Transcribe the listing in full, excluding any pictures.
---------------
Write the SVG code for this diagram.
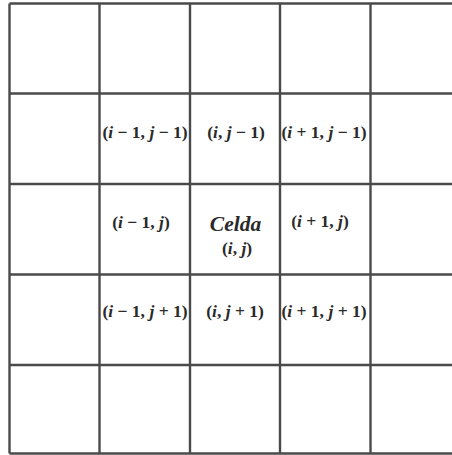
<svg xmlns="http://www.w3.org/2000/svg" width="452" height="455" viewBox="0 0 452 455">
<style>
.g{stroke:#4a4a4a;stroke-width:2.4;fill:none}
.t{font-family:"Liberation Serif","DejaVu Serif",serif;font-weight:bold;font-size:17.5px;fill:#2a2a2a}
.v{font-style:italic}
.c{font-size:21.5px}
</style>
<rect width="452" height="455" fill="#fff"/>
<g id="grid">
<line class="g" x1="9.5" y1="3.5" x2="452" y2="3.5"/>
<line class="g" x1="9.5" y1="93.5" x2="452" y2="93.5"/>
<line class="g" x1="9.5" y1="184" x2="452" y2="184"/>
<line class="g" x1="9.5" y1="274.5" x2="452" y2="274.5"/>
<line class="g" x1="9.5" y1="365" x2="452" y2="365"/>
<line class="g" x1="9.5" y1="453.5" x2="452" y2="453.5"/>
<line class="g" x1="9.5" y1="3.5" x2="9.5" y2="453.5"/>
<line class="g" x1="99.5" y1="3.5" x2="99.5" y2="453.5"/>
<line class="g" x1="190" y1="3.5" x2="190" y2="453.5"/>
<line class="g" x1="280" y1="3.5" x2="280" y2="453.5"/>
<line class="g" x1="370.5" y1="3.5" x2="370.5" y2="453.5"/>
</g>
<g id="labels">
<text class="t" x="145" y="138" text-anchor="middle">(<tspan class="v">i</tspan> − 1, <tspan class="v">j</tspan> − 1)</text>
<text class="t" x="236" y="138" text-anchor="middle">(<tspan class="v">i</tspan>, <tspan class="v">j</tspan> − 1)</text>
<text class="t" x="324" y="138" text-anchor="middle">(<tspan class="v">i</tspan> + 1, <tspan class="v">j</tspan> − 1)</text>
<text class="t" x="141" y="228" text-anchor="middle">(<tspan class="v">i</tspan> − 1, <tspan class="v">j</tspan>)</text>
<text class="t v c" x="235.5" y="231" text-anchor="middle">Celda</text>
<text class="t" x="237" y="254" text-anchor="middle">(<tspan class="v">i</tspan>, <tspan class="v">j</tspan>)</text>
<text class="t" x="320" y="227" text-anchor="middle">(<tspan class="v">i</tspan> + 1, <tspan class="v">j</tspan>)</text>
<text class="t" x="145" y="317" text-anchor="middle">(<tspan class="v">i</tspan> − 1, <tspan class="v">j</tspan> + 1)</text>
<text class="t" x="235" y="317" text-anchor="middle">(<tspan class="v">i</tspan>, <tspan class="v">j</tspan> + 1)</text>
<text class="t" x="324" y="317" text-anchor="middle">(<tspan class="v">i</tspan> + 1, <tspan class="v">j</tspan> + 1)</text>
</g>
</svg>
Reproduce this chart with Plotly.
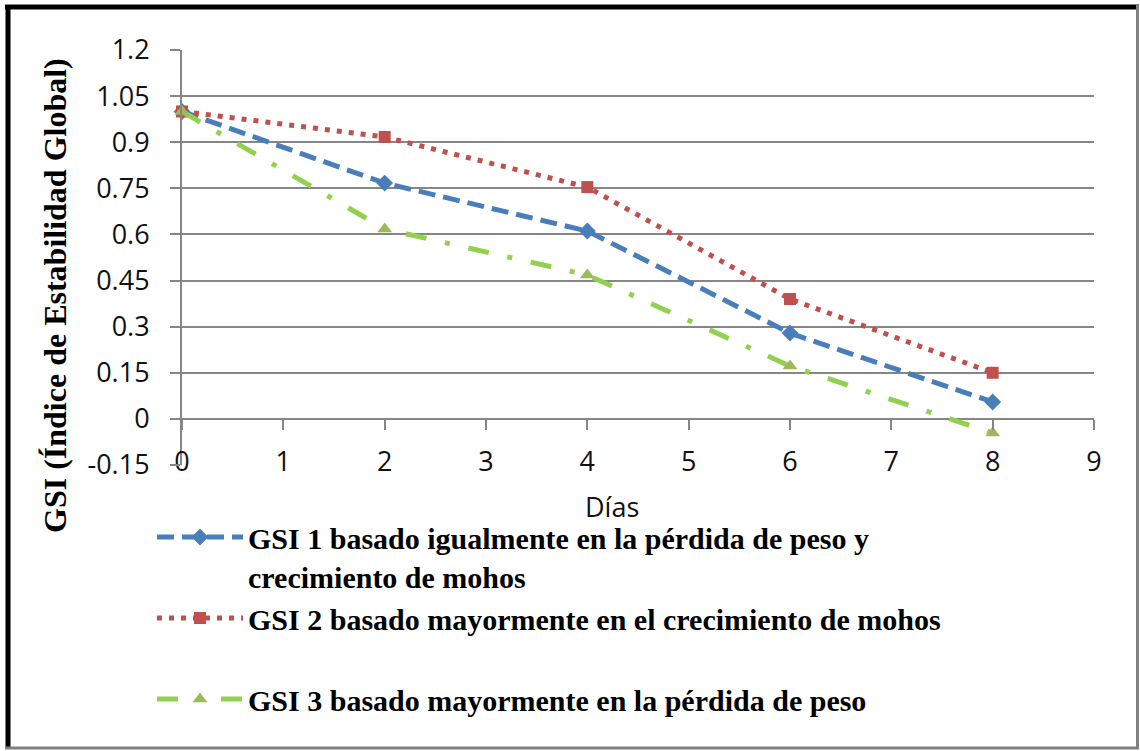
import plotly.graph_objects as go

# ---- data ----
dias = [0, 2, 4, 6, 8]
gsi1 = [1.0, 0.767, 0.611, 0.279, 0.055]
gsi2 = [1.0, 0.917, 0.754, 0.390, 0.150]
gsi3 = [1.0, 0.618, 0.468, 0.172, -0.046]
names = [
    "GSI 1 basado igualmente en la pérdida de peso y<br>crecimiento de mohos",
    "GSI 2 basado mayormente en el crecimiento de mohos<br> ",
    "GSI 3 basado mayormente en la pérdida de peso",
]
x_ticks = [0, 1, 2, 3, 4, 5, 6, 7, 8, 9]
y_ticks = [-0.15, 0, 0.15, 0.3, 0.45, 0.6, 0.75, 0.9, 1.05, 1.2]
y_labels = ["-0.15", "0", "0.15", "0.3", "0.45", "0.6", "0.75", "0.9", "1.05", "1.2"]
x_title = "Días"
y_title = "GSI (Índice de Estabilidad Global)"

# ---- layout geometry (pixels) ----
W, H = 1140, 751
L, R, T, B = 182, 46, 50, 286
PW, PH = W - L - R, H - T - B

def px(p):
    return (p - L) / PW

def py(p):
    return (H - B - p) / PH

GRID = "#868686"
SANS = "Open Sans"
SERIF = "Liberation Serif, Times New Roman, serif"

fig = go.Figure()
fig.add_trace(go.Scatter(
    x=dias, y=gsi1, name=names[0], mode="lines+markers",
    line=dict(color="#4A7EBB", width=5, dash="17px,8px"),
    marker=dict(symbol="diamond", size=13, color="#4A7EBB"),
    cliponaxis=False,
))
fig.add_trace(go.Scatter(
    x=dias, y=gsi2, name=names[1], mode="lines+markers",
    line=dict(color="#C0504D", width=5, dash="5px,7px"),
    marker=dict(symbol="square", size=12, color="#C0504D"),
    cliponaxis=False,
))
fig.add_trace(go.Scatter(
    x=dias, y=gsi3, name=names[2], mode="lines+markers",
    line=dict(color="#92D050", width=5, dash="21px,19px,5px,19px"),
    marker=dict(symbol="triangle-up", size=13, color="#9BBB59"),
    cliponaxis=False,
))
# carrier for the tick axis at y = 0
fig.add_trace(go.Scatter(x=[None], y=[None], xaxis="x2", showlegend=False,
                         hoverinfo="skip"))

y_min, y_max = y_ticks[0], y_ticks[-1]

fig.update_layout(
    width=W, height=H,
    margin=dict(l=L, r=R, t=T, b=B, autoexpand=False),
    paper_bgcolor="white", plot_bgcolor="white",
    showlegend=True,
    xaxis=dict(
        range=[x_ticks[0], x_ticks[-1]], tickvals=x_ticks,
        showgrid=False, zeroline=False, showline=False, ticks="",
        tickfont=dict(family=SANS, size=27, color="#111"),
        anchor="free", position=22 / PH,
    ),
    xaxis2=dict(
        range=[x_ticks[0], x_ticks[-1]], tickvals=x_ticks,
        overlaying="x", anchor="free", side="bottom",
        position=(0 - y_min) / (y_max - y_min),
        showgrid=False, zeroline=False, showline=False,
        showticklabels=False, ticks="outside", ticklen=10,
        tickwidth=2, tickcolor=GRID,
    ),
    yaxis=dict(
        range=[y_min, y_max], tickvals=y_ticks, ticktext=y_labels,
        showgrid=True, gridcolor=GRID, gridwidth=2,
        showline=True, linecolor=GRID, linewidth=2,
        ticks="outside", ticklen=10, tickwidth=2, tickcolor=GRID,
        zeroline=False,
        tickfont=dict(family=SANS, size=27, color="#111"),
        ticklabelstandoff=15,
    ),
    legend=dict(
        x=px(152), y=py(511), xanchor="left", yanchor="top",
        font=dict(family=SERIF, size=30, color="black", weight="bold"),
        bgcolor="rgba(0,0,0,0)", itemwidth=86, valign="top",
        tracegroupgap=0,
    ),
    annotations=[
        dict(text=x_title, xref="paper", yref="paper", x=px(612), y=py(506),
             xanchor="center", yanchor="middle",
             showarrow=False, font=dict(family=SANS, size=27, color="#111")),
        dict(text=y_title, xref="paper", yref="paper", x=px(55), y=py(296),
             xanchor="center", yanchor="middle",
             showarrow=False, textangle=-90,
             font=dict(family=SERIF, size=32, color="black", weight="bold")),
    ],
    shapes=[
        dict(type="line", xref="paper", yref="paper", x0=px(5), x1=px(1139),
             y0=py(7), y1=py(7), line=dict(color="black", width=5)),
        dict(type="line", xref="paper", yref="paper", x0=px(8), x1=px(8),
             y0=py(5), y1=py(749), line=dict(color="black", width=5)),
        dict(type="line", xref="paper", yref="paper", x0=px(1137.5), x1=px(1137.5),
             y0=py(5), y1=py(749), line=dict(color="#808080", width=3)),
        dict(type="line", xref="paper", yref="paper", x0=px(5), x1=px(1139),
             y0=py(748), y1=py(748), line=dict(color="#808080", width=3)),
    ],
)

fig.write_html("out.html")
---------------
**The reply:**
Write the SVG code for this diagram.
<svg xmlns="http://www.w3.org/2000/svg" width="452" height="455" viewBox="0 0 452 455">
<style>
.g{stroke:#4a4a4a;stroke-width:2.4;fill:none}
.t{font-family:"Liberation Serif","DejaVu Serif",serif;font-weight:bold;font-size:17.5px;fill:#2a2a2a}
.v{font-style:italic}
.c{font-size:21.5px}
</style>
<rect width="452" height="455" fill="#fff"/>
<g id="grid">
<line class="g" x1="9.5" y1="3.5" x2="452" y2="3.5"/>
<line class="g" x1="9.5" y1="93.5" x2="452" y2="93.5"/>
<line class="g" x1="9.5" y1="184" x2="452" y2="184"/>
<line class="g" x1="9.5" y1="274.5" x2="452" y2="274.5"/>
<line class="g" x1="9.5" y1="365" x2="452" y2="365"/>
<line class="g" x1="9.5" y1="453.5" x2="452" y2="453.5"/>
<line class="g" x1="9.5" y1="3.5" x2="9.5" y2="453.5"/>
<line class="g" x1="99.5" y1="3.5" x2="99.5" y2="453.5"/>
<line class="g" x1="190" y1="3.5" x2="190" y2="453.5"/>
<line class="g" x1="280" y1="3.5" x2="280" y2="453.5"/>
<line class="g" x1="370.5" y1="3.5" x2="370.5" y2="453.5"/>
</g>
<g id="labels">
<text class="t" x="145" y="138" text-anchor="middle">(<tspan class="v">i</tspan> − 1, <tspan class="v">j</tspan> − 1)</text>
<text class="t" x="236" y="138" text-anchor="middle">(<tspan class="v">i</tspan>, <tspan class="v">j</tspan> − 1)</text>
<text class="t" x="324" y="138" text-anchor="middle">(<tspan class="v">i</tspan> + 1, <tspan class="v">j</tspan> − 1)</text>
<text class="t" x="141" y="228" text-anchor="middle">(<tspan class="v">i</tspan> − 1, <tspan class="v">j</tspan>)</text>
<text class="t v c" x="235.5" y="231" text-anchor="middle">Celda</text>
<text class="t" x="237" y="254" text-anchor="middle">(<tspan class="v">i</tspan>, <tspan class="v">j</tspan>)</text>
<text class="t" x="320" y="227" text-anchor="middle">(<tspan class="v">i</tspan> + 1, <tspan class="v">j</tspan>)</text>
<text class="t" x="145" y="317" text-anchor="middle">(<tspan class="v">i</tspan> − 1, <tspan class="v">j</tspan> + 1)</text>
<text class="t" x="235" y="317" text-anchor="middle">(<tspan class="v">i</tspan>, <tspan class="v">j</tspan> + 1)</text>
<text class="t" x="324" y="317" text-anchor="middle">(<tspan class="v">i</tspan> + 1, <tspan class="v">j</tspan> + 1)</text>
</g>
</svg>
Reproduce this chart with Plotly.
import plotly.graph_objects as go

# ---- data ----
dias = [0, 2, 4, 6, 8]
gsi1 = [1.0, 0.767, 0.611, 0.279, 0.055]
gsi2 = [1.0, 0.917, 0.754, 0.390, 0.150]
gsi3 = [1.0, 0.618, 0.468, 0.172, -0.046]
names = [
    "GSI 1 basado igualmente en la pérdida de peso y<br>crecimiento de mohos",
    "GSI 2 basado mayormente en el crecimiento de mohos<br> ",
    "GSI 3 basado mayormente en la pérdida de peso",
]
x_ticks = [0, 1, 2, 3, 4, 5, 6, 7, 8, 9]
y_ticks = [-0.15, 0, 0.15, 0.3, 0.45, 0.6, 0.75, 0.9, 1.05, 1.2]
y_labels = ["-0.15", "0", "0.15", "0.3", "0.45", "0.6", "0.75", "0.9", "1.05", "1.2"]
x_title = "Días"
y_title = "GSI (Índice de Estabilidad Global)"

# ---- layout geometry (pixels) ----
W, H = 1140, 751
L, R, T, B = 182, 46, 50, 286
PW, PH = W - L - R, H - T - B

def px(p):
    return (p - L) / PW

def py(p):
    return (H - B - p) / PH

GRID = "#868686"
SANS = "Open Sans"
SERIF = "Liberation Serif, Times New Roman, serif"

fig = go.Figure()
fig.add_trace(go.Scatter(
    x=dias, y=gsi1, name=names[0], mode="lines+markers",
    line=dict(color="#4A7EBB", width=5, dash="17px,8px"),
    marker=dict(symbol="diamond", size=13, color="#4A7EBB"),
    cliponaxis=False,
))
fig.add_trace(go.Scatter(
    x=dias, y=gsi2, name=names[1], mode="lines+markers",
    line=dict(color="#C0504D", width=5, dash="5px,7px"),
    marker=dict(symbol="square", size=12, color="#C0504D"),
    cliponaxis=False,
))
fig.add_trace(go.Scatter(
    x=dias, y=gsi3, name=names[2], mode="lines+markers",
    line=dict(color="#92D050", width=5, dash="21px,19px,5px,19px"),
    marker=dict(symbol="triangle-up", size=13, color="#9BBB59"),
    cliponaxis=False,
))
# carrier for the tick axis at y = 0
fig.add_trace(go.Scatter(x=[None], y=[None], xaxis="x2", showlegend=False,
                         hoverinfo="skip"))

y_min, y_max = y_ticks[0], y_ticks[-1]

fig.update_layout(
    width=W, height=H,
    margin=dict(l=L, r=R, t=T, b=B, autoexpand=False),
    paper_bgcolor="white", plot_bgcolor="white",
    showlegend=True,
    xaxis=dict(
        range=[x_ticks[0], x_ticks[-1]], tickvals=x_ticks,
        showgrid=False, zeroline=False, showline=False, ticks="",
        tickfont=dict(family=SANS, size=27, color="#111"),
        anchor="free", position=22 / PH,
    ),
    xaxis2=dict(
        range=[x_ticks[0], x_ticks[-1]], tickvals=x_ticks,
        overlaying="x", anchor="free", side="bottom",
        position=(0 - y_min) / (y_max - y_min),
        showgrid=False, zeroline=False, showline=False,
        showticklabels=False, ticks="outside", ticklen=10,
        tickwidth=2, tickcolor=GRID,
    ),
    yaxis=dict(
        range=[y_min, y_max], tickvals=y_ticks, ticktext=y_labels,
        showgrid=True, gridcolor=GRID, gridwidth=2,
        showline=True, linecolor=GRID, linewidth=2,
        ticks="outside", ticklen=10, tickwidth=2, tickcolor=GRID,
        zeroline=False,
        tickfont=dict(family=SANS, size=27, color="#111"),
        ticklabelstandoff=15,
    ),
    legend=dict(
        x=px(152), y=py(511), xanchor="left", yanchor="top",
        font=dict(family=SERIF, size=30, color="black", weight="bold"),
        bgcolor="rgba(0,0,0,0)", itemwidth=86, valign="top",
        tracegroupgap=0,
    ),
    annotations=[
        dict(text=x_title, xref="paper", yref="paper", x=px(612), y=py(506),
             xanchor="center", yanchor="middle",
             showarrow=False, font=dict(family=SANS, size=27, color="#111")),
        dict(text=y_title, xref="paper", yref="paper", x=px(55), y=py(296),
             xanchor="center", yanchor="middle",
             showarrow=False, textangle=-90,
             font=dict(family=SERIF, size=32, color="black", weight="bold")),
    ],
    shapes=[
        dict(type="line", xref="paper", yref="paper", x0=px(5), x1=px(1139),
             y0=py(7), y1=py(7), line=dict(color="black", width=5)),
        dict(type="line", xref="paper", yref="paper", x0=px(8), x1=px(8),
             y0=py(5), y1=py(749), line=dict(color="black", width=5)),
        dict(type="line", xref="paper", yref="paper", x0=px(1137.5), x1=px(1137.5),
             y0=py(5), y1=py(749), line=dict(color="#808080", width=3)),
        dict(type="line", xref="paper", yref="paper", x0=px(5), x1=px(1139),
             y0=py(748), y1=py(748), line=dict(color="#808080", width=3)),
    ],
)

fig.write_html("out.html")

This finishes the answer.